─── Data provided ───

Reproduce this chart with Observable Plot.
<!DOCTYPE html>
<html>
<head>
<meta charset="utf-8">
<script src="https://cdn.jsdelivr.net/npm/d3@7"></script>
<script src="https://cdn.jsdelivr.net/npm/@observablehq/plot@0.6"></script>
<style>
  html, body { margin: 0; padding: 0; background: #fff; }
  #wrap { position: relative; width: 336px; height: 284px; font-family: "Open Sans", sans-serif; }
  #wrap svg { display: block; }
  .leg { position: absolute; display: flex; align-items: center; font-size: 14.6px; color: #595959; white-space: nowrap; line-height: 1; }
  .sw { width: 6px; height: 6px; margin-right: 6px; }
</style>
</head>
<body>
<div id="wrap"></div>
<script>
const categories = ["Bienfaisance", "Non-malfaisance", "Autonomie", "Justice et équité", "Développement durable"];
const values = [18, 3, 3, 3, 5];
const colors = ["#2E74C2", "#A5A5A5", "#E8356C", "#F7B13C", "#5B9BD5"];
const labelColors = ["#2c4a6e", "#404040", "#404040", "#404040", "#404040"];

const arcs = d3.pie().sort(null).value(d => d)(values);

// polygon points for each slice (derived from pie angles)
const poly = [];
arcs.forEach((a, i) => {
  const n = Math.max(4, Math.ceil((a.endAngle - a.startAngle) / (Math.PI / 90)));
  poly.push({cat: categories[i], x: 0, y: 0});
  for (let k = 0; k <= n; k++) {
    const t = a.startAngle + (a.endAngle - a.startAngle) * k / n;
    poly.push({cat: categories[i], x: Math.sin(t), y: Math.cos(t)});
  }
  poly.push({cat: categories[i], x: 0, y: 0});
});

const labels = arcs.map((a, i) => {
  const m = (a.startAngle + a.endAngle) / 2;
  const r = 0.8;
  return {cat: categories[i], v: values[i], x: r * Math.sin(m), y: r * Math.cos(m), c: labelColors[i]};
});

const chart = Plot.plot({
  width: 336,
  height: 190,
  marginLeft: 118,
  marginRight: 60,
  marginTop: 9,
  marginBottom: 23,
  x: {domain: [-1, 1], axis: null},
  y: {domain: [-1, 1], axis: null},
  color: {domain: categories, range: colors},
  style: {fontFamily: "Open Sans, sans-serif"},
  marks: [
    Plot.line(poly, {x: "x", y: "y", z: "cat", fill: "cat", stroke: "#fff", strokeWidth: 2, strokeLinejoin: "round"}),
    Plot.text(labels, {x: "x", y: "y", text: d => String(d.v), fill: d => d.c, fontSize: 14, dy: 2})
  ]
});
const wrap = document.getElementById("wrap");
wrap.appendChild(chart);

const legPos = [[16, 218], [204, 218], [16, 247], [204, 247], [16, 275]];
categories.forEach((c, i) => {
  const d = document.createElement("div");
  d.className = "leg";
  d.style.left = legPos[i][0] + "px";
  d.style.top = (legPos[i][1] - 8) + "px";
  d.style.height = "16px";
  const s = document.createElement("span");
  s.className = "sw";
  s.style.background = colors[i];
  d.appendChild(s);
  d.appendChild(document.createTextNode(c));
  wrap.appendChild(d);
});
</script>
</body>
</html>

───

### Aim of the task
Look at the material above and copy, word for word, its lines from the first through the one containing "const arcs = d3.pie().sort(null).value(d".

### The completed task
Reproduce this chart with Observable Plot.
<!DOCTYPE html>
<html>
<head>
<meta charset="utf-8">
<script src="https://cdn.jsdelivr.net/npm/d3@7"></script>
<script src="https://cdn.jsdelivr.net/npm/@observablehq/plot@0.6"></script>
<style>
  html, body { margin: 0; padding: 0; background: #fff; }
  #wrap { position: relative; width: 336px; height: 284px; font-family: "Open Sans", sans-serif; }
  #wrap svg { display: block; }
  .leg { position: absolute; display: flex; align-items: center; font-size: 14.6px; color: #595959; white-space: nowrap; line-height: 1; }
  .sw { width: 6px; height: 6px; margin-right: 6px; }
</style>
</head>
<body>
<div id="wrap"></div>
<script>
const categories = ["Bienfaisance", "Non-malfaisance", "Autonomie", "Justice et équité", "Développement durable"];
const values = [18, 3, 3, 3, 5];
const colors = ["#2E74C2", "#A5A5A5", "#E8356C", "#F7B13C", "#5B9BD5"];
const labelColors = ["#2c4a6e", "#404040", "#404040", "#404040", "#404040"];

const arcs = d3.pie().sort(null).value(d => d)(values);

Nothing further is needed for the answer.